Move over, New York. Chicago is the newest flashpoint in the rapid grocery delivery competition. Turkish delivery firm Getir launched in Chicago earlier this month, joining startup 1520 in the city. Both firms promise to deliver groceries in under 20 minutes, filling orders out of dark stores.

[Update: On Thursday evening, Business Insider reported that 1520 had ceased operations.]

Getir’s initial presence in the city comprises seven dark stores, Grocery Dive reported. A press release indicates the service will be available to residents along the lakefront area between Chinatown and Rogers Park, and as far inland as Logan Square. If you connect the dots, it’s as much as 40 square miles worth of coverage, implying each store has a delivery range of about 1.5 miles. 

“Our expansion into the United States is well-timed; we’ve been perfecting our approach in ultra-fast delivery since we created the model six years ago. Now that we’re established and thriving in Europe, it’s an optimal time for us to move further afield and introduce ourselves to the U.S. market,” said Getir founder Nazim Salur in a statement. The company went on to say it expects to launch in New York City and Boston by the end of 2021.

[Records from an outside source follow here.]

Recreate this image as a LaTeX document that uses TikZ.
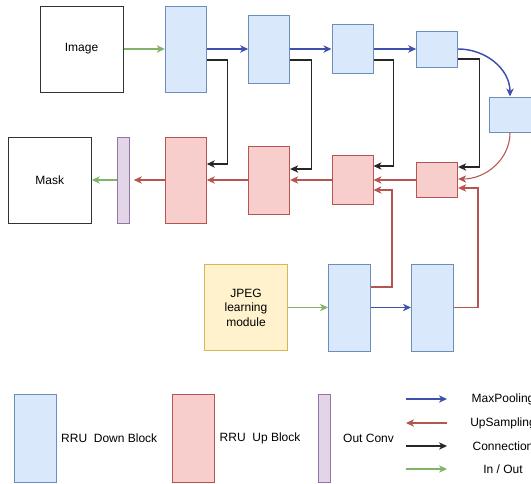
\documentclass[tikz,border=0pt]{standalone}
\usepackage{fontspec}
\setmainfont{Liberation Sans}
\usepackage{tikz}
\usetikzlibrary{arrows.meta,positioning,calc}
\definecolor{DBFill}{HTML}{DAE8FC}
\definecolor{DBLine}{HTML}{6C8EBF}
\definecolor{UBFill}{HTML}{F8CECC}
\definecolor{UBLine}{HTML}{B85450}
\definecolor{OCFill}{HTML}{E1D5E7}
\definecolor{OCLine}{HTML}{9673A6}
\definecolor{JPFill}{HTML}{FFF2CC}
\definecolor{JPLine}{HTML}{D6B656}
\definecolor{PoolBlue}{HTML}{3F4FAE}
\definecolor{IOGreen}{HTML}{82B366}

\begin{document}
\begin{tikzpicture}[
  x=0.75pt,y=-0.75pt,
  node distance=31pt,
  font=\fontsize{9}{10.9}\selectfont,
  blk/.style={draw,line width=0.75pt,minimum width=30.75pt,inner sep=0pt},
  dblock/.style={blk,draw=DBLine,fill=DBFill},
  ublock/.style={blk,draw=UBLine,fill=UBFill},
  ocblock/.style={blk,draw=OCLine,fill=OCFill,minimum width=9pt,minimum height=64.5pt},
  plain/.style={draw=black!80,line width=0.75pt,minimum width=62.25pt,minimum height=64.5pt,align=center},
  jpeg/.style={plain,draw=JPLine,fill=JPFill},
  arrtip/.style={-{Stealth[length=6pt,width=5.5pt,inset=1.8pt]}},
  pool/.style={arrtip,line width=1.1pt,draw=PoolBlue},
  upsmp/.style={arrtip,line width=0.8pt,draw=UBLine},
  conn/.style={arrtip,line width=0.8pt,draw=black!85},
  io/.style={arrtip,line width=0.8pt,draw=IOGreen}
]
\useasboundingbox (0,0) rectangle (531,483);

% encoder row
\node[plain] (image) at (81.5,49) {Image};
\node[dblock,minimum height=64.5pt,right=of image] (down1) {};
\node[dblock,minimum height=51pt,right=of down1] (down2) {};
\node[dblock,minimum height=36.75pt,right=of down2] (down3) {};
\node[dblock,minimum height=27pt,right=32pt of down3] (down4) {};
\node[dblock,minimum width=31.5pt,minimum height=26.25pt] (down5) at (510,114.5) {};

% decoder row
\node[ublock,minimum height=64.5pt,below=33pt of down1] (up1) {};
\node[ublock,minimum height=51pt,right=of up1] (up2) {};
\node[ublock,minimum height=36.75pt,right=of up2] (up3) {};
\node[ublock,minimum height=26.25pt,right=32pt of up3] (up4) {};
\node[ocblock,left=26.25pt of up1] (outconv) {};
\node[plain,left=18.75pt of outconv] (mask) {Mask};

% jpeg branch
\node[jpeg] (jpeg) at (246,307.5) {JPEG\\learning\\module};
\node[dblock,minimum width=31.5pt,minimum height=65.25pt,right=30pt of jpeg] (bot1) {};
\node[dblock,minimum width=31.5pt,minimum height=65.25pt,right=30pt of bot1] (bot2) {};

\draw[io] (image) -- (down1);
\draw[pool] (down1) -- (down2);
\draw[pool] (down2) -- (down3);
\draw[pool] (down3) -- (down4);
\draw[pool] (down4.east) to[out=0,in=90] (down5.north);
\draw[upsmp] (down5.south) to[out=-90,in=0] ($(up4.east)+(0,-1)$);
\draw[upsmp] (up4) -- (up3);
\draw[upsmp] (up3) -- (up2);
\draw[upsmp] (up2) -- (up1);
\draw[upsmp,shorten >=3pt] (up1) -- (outconv);
\draw[io] (outconv) -- (mask);

\draw[conn] ($(down1.east)+(0,11)$) -- ++(21,0) |- ($(up1.east)+(0,-16)$);
\draw[conn] ($(down2.east)+(0,11)$) -- ++(21,0) |- ($(up2.east)+(0,-11)$);
\draw[conn] ($(down3.east)+(0,11)$) -- ++(20,0) |- ($(up3.east)+(0,-14)$);
\draw[conn] ($(down4.east)+(0,10)$) -- ++(21,0) |- ($(up4.east)+(0,-13)$);

\draw[io] (jpeg) -- (bot1);
\draw[pool] (bot1) -- (bot2);
\draw[upsmp] ($(bot1.east)+(0,-20.5)$) -- ++(21,0) |- ($(up3.east)+(0,10)$);
\draw[upsmp] (bot2.east) -- ++(24,0) |- ($(up4.east)+(0,8)$);

% legend
\node[dblock,minimum width=31.5pt,minimum height=66pt] (legdown) at (35,438) {};
\node[right=0pt of legdown] (legdowntxt) {RRU~ Down Block};
\node[ublock,minimum width=31.5pt,minimum height=66pt] (legup) at (193.5,438) {};
\node[right=0pt of legup] (leguptxt) {RRU~ Up Block};
\node[ocblock,minimum height=66pt] (legout) at (324,438) {};
\node[right=6pt of legout] (legouttxt) {Out Conv};

\coordinate (lpa) at (406,399); \coordinate (lpb) at (447,399);
\coordinate (lua) at (406,423); \coordinate (lub) at (447,423);
\coordinate (lca) at (406,446); \coordinate (lcb) at (447,446);
\coordinate (lia) at (406,469); \coordinate (lib) at (447,469);
\draw[pool] (lpa) -- (lpb);
\draw[upsmp] (lub) -- (lua);
\draw[conn] (lca) -- (lcb);
\draw[io] (lia) -- (lib);
\node (legpool) at (503,399) {MaxPooling};
\node (legups) at (503,423) {UpSampling};
\node (legconn) at (503,446) {Connection};
\node (legio) at (503,469) {In / Out};
\end{tikzpicture}
\end{document}
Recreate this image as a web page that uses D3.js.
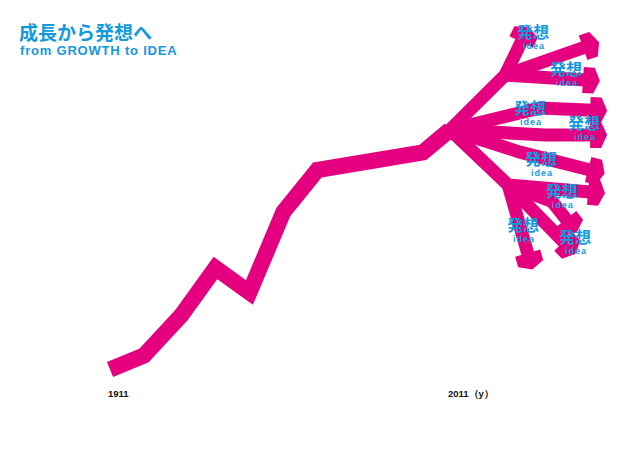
<!DOCTYPE html>
<html><head><meta charset="utf-8">
<script src="https://cdn.jsdelivr.net/npm/d3@7"></script>
<style>
html,body{margin:0;padding:0;background:#fff;}
svg{display:block;}
</style></head>
<body>
<svg id="c" width="640" height="452"></svg>
<script>
// ---- data ----
const mainYears  = [1911, 1921, 1932, 1942, 1952, 1962, 1972, 2003, 2011];
const mainValues = [3, 7, 18.5, 32, 25, 48, 60, 65, 71.5];

// branches after 2011 (year, value) – each starts at a node
const branchYears = [
  [2011, 2027.2, 2032.2],
  [2027.2, 2050.7],
  [2027.2, 2050.7],
  [2011, 2037.5, 2052.8],
  [2011, 2038.9, 2052.8],
  [2011, 2031.6, 2052.2],
  [2011, 2028.1, 2052.2],
  [2028.1, 2041, 2045.5],
  [2028.1, 2044.8],
  [2028.1, 2034]
];
const branchValues = [
  [71.5, 87.1, 97.1],
  [87.1, 95.1],
  [87.1, 85.7],
  [71.5, 77.7, 77.1],
  [71.5, 70, 70],
  [71.5, 65.1, 60],
  [71.5, 55.7, 53.7],
  [55.7, 51, 45.5],
  [55.7, 39.1],
  [55.7, 35.7]
];

const ideaYears  = [2035.4, 2045.1, 2034.5, 2050.4, 2037.8, 2043.9, 2032.5, 2047.8];
const ideaValues = [99.4, 88.9, 77.7, 73.4, 63.1, 54, 44.3, 40.9];
const ideaLabel = "発想";
const ideaSub = "idea";

const tickYears = [1911, 2011];
const tickLabels = ["1911", "2011（y）"];

const titleJa = "成長から発想へ";
const titleEn = "from GROWTH to IDEA";

// ---- drawing ----
const PINK = "#e4007f", BLUE = "#1399de";
const svg = d3.select("#c");
const x = d3.scaleLinear().domain([1911, 2011]).range([110, 450]);
const y = d3.scaleLinear().domain([0, 100]).range([380, 30]);

const line = d3.line().x(d => x(d[0])).y(d => y(d[1]));

svg.append("path")
  .datum(mainYears.map((yr, i) => [yr, mainValues[i]]))
  .attr("d", line)
  .attr("fill", "none").attr("stroke", PINK).attr("stroke-width", 16)
  .attr("stroke-linejoin", "miter").attr("stroke-linecap", "butt");

const branches = branchYears.map((ys, i) => ys.map((yr, j) => [yr, branchValues[i][j]]));
const g = svg.append("g");
g.selectAll("path.br").data(branches).join("path")
  .attr("class", "br")
  .attr("d", line)
  .attr("fill", "none").attr("stroke", PINK).attr("stroke-width", 13)
  .attr("stroke-linejoin", "miter").attr("stroke-linecap", "butt");

// arrow heads
const head = "M-2,-13L9,-13L15,0L9,13L-2,13Z";
g.selectAll("path.hd").data(branches).join("path")
  .attr("class", "hd")
  .attr("d", head)
  .attr("fill", PINK)
  .attr("transform", b => {
    const p1 = b[b.length - 2], p2 = b[b.length - 1];
    const ang = Math.atan2(y(p2[1]) - y(p1[1]), x(p2[0]) - x(p1[0])) * 180 / Math.PI;
    return `translate(${x(p2[0])},${y(p2[1])}) rotate(${ang})`;
  });

// idea labels
const lab = svg.append("g").attr("fill", BLUE).attr("text-anchor", "middle");
ideaYears.forEach((yr, i) => {
  lab.append("text").attr("x", x(yr)).attr("y", y(ideaValues[i]) + 6)
    .attr("font-family", "'Noto Sans CJK JP', sans-serif").attr("font-weight", 700)
    .attr("font-size", 16).text(ideaLabel);
  lab.append("text").attr("x", x(yr) + 1).attr("y", y(ideaValues[i]) + 17)
    .attr("font-family", "'Liberation Sans', Arial, sans-serif").attr("font-weight", 700)
    .attr("font-size", 9).attr("letter-spacing", 1).text(ideaSub);
});

// axis labels
svg.selectAll("text.tk").data(tickYears).join("text")
  .attr("class", "tk")
  .attr("x", d => x(d) - 2).attr("y", 397)
  .attr("font-family", "'Liberation Sans', Arial, sans-serif").attr("font-weight", 700)
  .attr("font-size", 9.5).attr("fill", "#111")
  .text((d, i) => tickLabels[i]);

// title
svg.append("text").attr("x", 19).attr("y", 40)
  .attr("font-family", "'Noto Sans CJK JP', sans-serif").attr("font-weight", 700)
  .attr("font-size", 19).attr("fill", BLUE).text(titleJa);
svg.append("text").attr("x", 20).attr("y", 55)
  .attr("font-family", "'Liberation Sans', Arial, sans-serif").attr("font-weight", 700)
  .attr("font-size", 13).attr("fill", BLUE).attr("letter-spacing", 0.8).text(titleEn);
</script>
</body></html>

Salur Nazim, Getir’s CEO & founder.

The U.S. launch will cap a momentous year for the Istanbul-based company, which launched in the U.K., Netherlands, Germany, France, Spain, Italy and Portugal over the course of 2021. The company recently announced a deal to acquire U.K. rival Weezy. Getir has raised more than $1 billion to finance its rapid expansion, including a recent $550 million round from big-name investors such as Tiger Global, Sequoia and Silver Lake. That round valued the company at more than $7 billion, making it by far the most valuable of the rapid grocery delivery players.

Getir, which launched in 2015, commands the heights in its home country. The service is available in 47 cities there, and in January the Financial Times reported the company was filling 5 million orders per month in Turkey. 

Getir delivery costs just $1.99, and the company is advertising aggressive discounts. Other rapid grocery delivery services have gone further. Both Buyk and Jokr offer free delivery with no minimum purchase amount. The companies are likely using investor collars to subsidize purchases on their platform in a bid to gain market share, as ride hailing apps and restaurant delivery services did in the early days. As restaurant delivery prices rise, the new cheap and fast grocery delivery options will become more attractive. 

Absent audited financials, it’s unclear if Getir or its competitors are profitable. They likely aren’t, and the current pricing structure is likely unsustainable. However, as long as the industry remains unconsolidated and the players are flush with investor cash, the discounting will likely continue.